Strong fit
Phase 2 Statistics: data visualisations represent the values of a
variable, show frequency, and reveal patterns, trends, and variation. A good visualisation includes
a title, variable labels, the group the data is from, and a scale starting at 0 where appropriate.
How this handout aligns
The worksheet explicitly asks students to move from a frequency table to a bar graph, then name
the title, categories, and scale. That keeps the mathematics on the features that make a bar
graph trustworthy rather than decorative.
MATHEMATICS-b74950050f
Statistics
Frequency
Best fit for Te Mātaiaho Phase 2 statistics knowledge about data
visualisations and scale.
Strong fit
Phase 2 Statistics: interpreting a data visualisation includes
describing its variables, units or categories, context, and key features such as the spread or main
pattern.
How this handout aligns
The analysis prompts require ākonga to read the completed graph, compare categories, and pose a
useful next question.
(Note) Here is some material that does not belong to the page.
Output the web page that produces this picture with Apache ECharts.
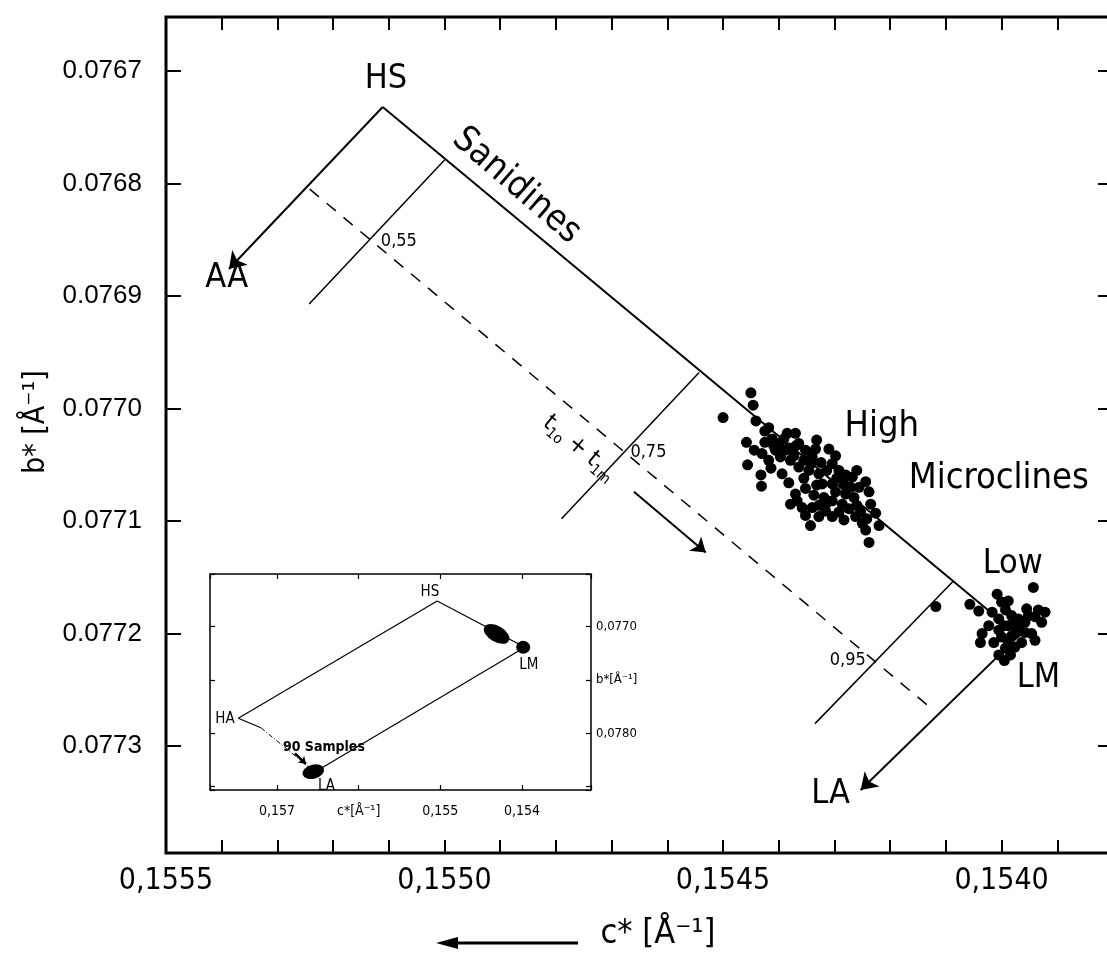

That shifts the task from graph construction alone to interpretation in
context.
MATHEMATICS-89be98608e
Interpretation
Context
Useful for follow-up discussion or written explanation after students draw
the bars accurately.
Phase 3 bridge
Phase 3 Statistics practices include choosing and constructing an
appropriate data visualisation for a given data set.
How to extend the resource
Once students are secure with the bar graph itself, ask whether the same dataset could be shown
differently and why the bar graph remains the strongest choice here. That turns the page into a
bridge toward graph selection work.
MATHEMATICS-708631d491
Graph choice
Extension
Use as an extension rather than the first teaching focus.